DATA FOR THE TASK:

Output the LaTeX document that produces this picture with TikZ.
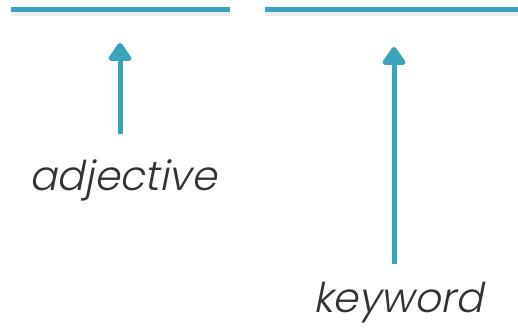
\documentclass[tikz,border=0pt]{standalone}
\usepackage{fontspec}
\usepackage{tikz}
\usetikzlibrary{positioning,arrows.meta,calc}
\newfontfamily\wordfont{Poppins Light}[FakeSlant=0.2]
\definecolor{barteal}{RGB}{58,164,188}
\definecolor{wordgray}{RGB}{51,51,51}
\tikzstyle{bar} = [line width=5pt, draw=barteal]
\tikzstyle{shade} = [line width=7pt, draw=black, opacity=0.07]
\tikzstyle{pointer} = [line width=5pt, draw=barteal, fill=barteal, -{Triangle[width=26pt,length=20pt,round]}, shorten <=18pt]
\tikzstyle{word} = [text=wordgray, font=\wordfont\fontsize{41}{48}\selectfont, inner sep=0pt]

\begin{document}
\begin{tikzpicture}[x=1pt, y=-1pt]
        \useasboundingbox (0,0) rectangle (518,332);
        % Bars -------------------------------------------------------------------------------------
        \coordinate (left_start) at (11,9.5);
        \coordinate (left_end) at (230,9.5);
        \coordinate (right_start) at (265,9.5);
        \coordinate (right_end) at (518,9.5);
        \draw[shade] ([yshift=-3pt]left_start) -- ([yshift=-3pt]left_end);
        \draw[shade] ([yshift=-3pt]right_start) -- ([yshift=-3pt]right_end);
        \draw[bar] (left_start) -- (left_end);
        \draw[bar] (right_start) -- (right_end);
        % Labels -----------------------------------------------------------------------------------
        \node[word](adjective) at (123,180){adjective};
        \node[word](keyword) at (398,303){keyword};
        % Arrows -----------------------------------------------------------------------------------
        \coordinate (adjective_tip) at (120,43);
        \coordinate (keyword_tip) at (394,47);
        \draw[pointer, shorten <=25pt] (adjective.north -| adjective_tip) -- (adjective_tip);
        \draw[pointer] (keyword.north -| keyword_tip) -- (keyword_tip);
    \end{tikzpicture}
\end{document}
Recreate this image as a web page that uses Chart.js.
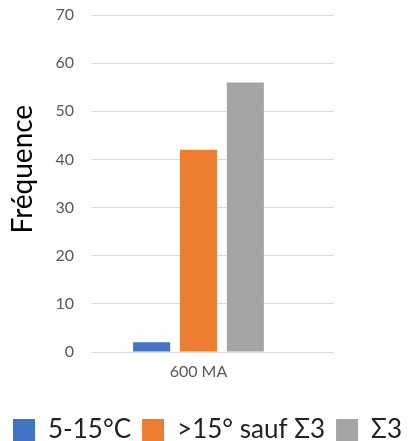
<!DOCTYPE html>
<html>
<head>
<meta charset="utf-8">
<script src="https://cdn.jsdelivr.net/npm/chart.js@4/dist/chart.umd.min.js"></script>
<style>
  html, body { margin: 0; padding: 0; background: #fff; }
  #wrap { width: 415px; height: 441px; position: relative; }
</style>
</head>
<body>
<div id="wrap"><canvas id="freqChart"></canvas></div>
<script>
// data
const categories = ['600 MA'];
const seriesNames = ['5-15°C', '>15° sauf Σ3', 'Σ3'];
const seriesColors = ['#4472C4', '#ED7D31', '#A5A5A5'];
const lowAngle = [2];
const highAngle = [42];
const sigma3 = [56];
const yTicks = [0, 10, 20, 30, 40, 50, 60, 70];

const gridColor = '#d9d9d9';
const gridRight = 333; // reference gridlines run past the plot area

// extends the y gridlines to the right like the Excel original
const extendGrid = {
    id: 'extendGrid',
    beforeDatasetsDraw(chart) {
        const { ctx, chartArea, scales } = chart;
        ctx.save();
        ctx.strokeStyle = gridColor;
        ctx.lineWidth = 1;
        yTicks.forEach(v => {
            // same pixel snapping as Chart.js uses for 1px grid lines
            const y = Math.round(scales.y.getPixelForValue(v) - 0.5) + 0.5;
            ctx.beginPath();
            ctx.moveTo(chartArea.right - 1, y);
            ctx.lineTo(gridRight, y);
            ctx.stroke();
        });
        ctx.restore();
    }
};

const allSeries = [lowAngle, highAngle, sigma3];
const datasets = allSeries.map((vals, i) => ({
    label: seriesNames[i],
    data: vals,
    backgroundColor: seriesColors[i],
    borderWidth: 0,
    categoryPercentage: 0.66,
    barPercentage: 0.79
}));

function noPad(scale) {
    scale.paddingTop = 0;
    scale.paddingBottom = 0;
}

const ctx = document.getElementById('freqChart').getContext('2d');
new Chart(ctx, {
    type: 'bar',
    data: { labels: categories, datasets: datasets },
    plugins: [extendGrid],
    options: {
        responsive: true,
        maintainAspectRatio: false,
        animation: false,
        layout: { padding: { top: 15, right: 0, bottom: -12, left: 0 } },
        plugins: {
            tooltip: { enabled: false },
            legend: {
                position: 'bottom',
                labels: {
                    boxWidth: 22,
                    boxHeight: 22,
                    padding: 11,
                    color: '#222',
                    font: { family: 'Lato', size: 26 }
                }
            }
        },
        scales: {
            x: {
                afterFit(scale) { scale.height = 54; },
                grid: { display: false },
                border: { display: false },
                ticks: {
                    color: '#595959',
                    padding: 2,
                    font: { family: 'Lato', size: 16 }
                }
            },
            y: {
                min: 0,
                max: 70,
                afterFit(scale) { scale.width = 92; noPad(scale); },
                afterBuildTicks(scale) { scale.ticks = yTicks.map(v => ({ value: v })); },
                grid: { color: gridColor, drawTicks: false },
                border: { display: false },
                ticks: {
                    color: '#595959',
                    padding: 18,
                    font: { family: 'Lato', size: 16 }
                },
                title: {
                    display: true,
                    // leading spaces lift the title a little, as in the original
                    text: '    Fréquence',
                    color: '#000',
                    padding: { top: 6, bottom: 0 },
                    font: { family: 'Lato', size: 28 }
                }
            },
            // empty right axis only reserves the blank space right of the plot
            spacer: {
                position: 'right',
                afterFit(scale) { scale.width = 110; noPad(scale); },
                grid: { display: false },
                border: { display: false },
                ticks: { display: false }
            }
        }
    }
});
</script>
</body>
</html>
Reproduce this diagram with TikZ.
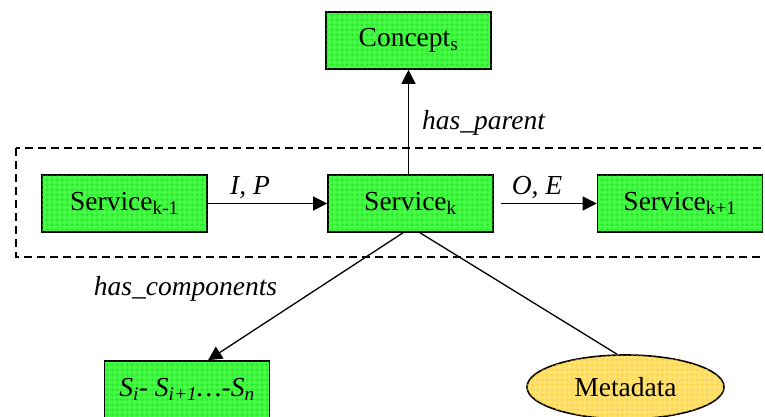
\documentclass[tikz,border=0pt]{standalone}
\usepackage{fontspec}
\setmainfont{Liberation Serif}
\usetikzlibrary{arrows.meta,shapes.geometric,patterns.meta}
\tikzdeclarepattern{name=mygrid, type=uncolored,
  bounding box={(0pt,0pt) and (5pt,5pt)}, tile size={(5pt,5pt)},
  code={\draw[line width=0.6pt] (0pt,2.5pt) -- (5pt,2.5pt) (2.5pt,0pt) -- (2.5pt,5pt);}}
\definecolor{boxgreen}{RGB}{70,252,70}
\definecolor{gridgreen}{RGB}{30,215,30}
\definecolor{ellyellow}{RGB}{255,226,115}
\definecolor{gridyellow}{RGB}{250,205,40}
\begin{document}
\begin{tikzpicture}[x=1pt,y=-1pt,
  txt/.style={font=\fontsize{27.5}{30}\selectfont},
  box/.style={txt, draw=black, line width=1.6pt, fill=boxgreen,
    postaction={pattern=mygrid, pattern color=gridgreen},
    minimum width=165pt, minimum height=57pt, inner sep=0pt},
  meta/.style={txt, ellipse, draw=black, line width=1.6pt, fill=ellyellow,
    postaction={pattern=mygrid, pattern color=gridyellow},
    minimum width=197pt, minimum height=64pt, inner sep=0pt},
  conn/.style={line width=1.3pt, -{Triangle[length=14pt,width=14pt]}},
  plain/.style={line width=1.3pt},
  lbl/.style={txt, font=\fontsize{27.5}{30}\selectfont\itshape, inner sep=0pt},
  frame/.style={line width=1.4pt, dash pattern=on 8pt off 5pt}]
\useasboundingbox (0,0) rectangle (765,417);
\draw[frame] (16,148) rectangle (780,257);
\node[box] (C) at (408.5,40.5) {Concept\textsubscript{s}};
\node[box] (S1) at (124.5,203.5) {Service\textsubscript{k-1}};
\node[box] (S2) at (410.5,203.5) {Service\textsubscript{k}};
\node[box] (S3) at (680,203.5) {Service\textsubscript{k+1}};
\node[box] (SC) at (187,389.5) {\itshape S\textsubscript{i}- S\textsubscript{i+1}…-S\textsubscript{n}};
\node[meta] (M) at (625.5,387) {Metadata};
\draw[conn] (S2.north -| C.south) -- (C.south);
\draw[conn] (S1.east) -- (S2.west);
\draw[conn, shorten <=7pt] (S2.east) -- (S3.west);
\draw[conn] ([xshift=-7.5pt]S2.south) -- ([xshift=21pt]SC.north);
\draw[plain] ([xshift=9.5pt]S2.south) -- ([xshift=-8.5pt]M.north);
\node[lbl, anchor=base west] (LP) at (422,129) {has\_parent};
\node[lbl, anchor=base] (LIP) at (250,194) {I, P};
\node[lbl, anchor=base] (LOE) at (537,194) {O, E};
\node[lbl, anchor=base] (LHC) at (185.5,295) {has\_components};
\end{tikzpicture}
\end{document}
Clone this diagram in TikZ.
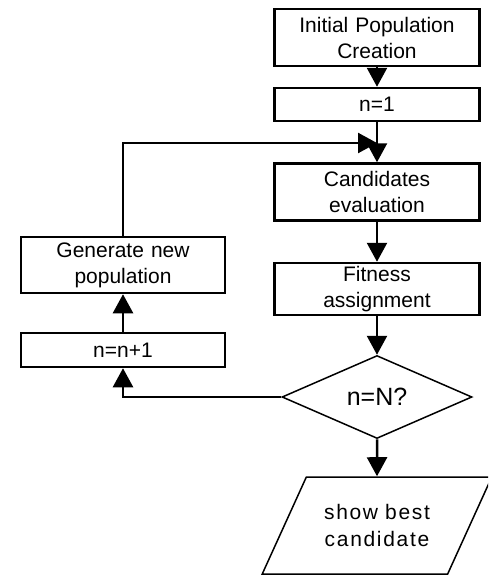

SET TASK:
Track down every line with the word "this" and copy it.

TASK OUTPUT:
Output the LaTeX document that produces this picture with TikZ.
Recreate this image as a web page that uses Chart.js.
Reproduce this diagram with TikZ.
Clone this diagram in TikZ.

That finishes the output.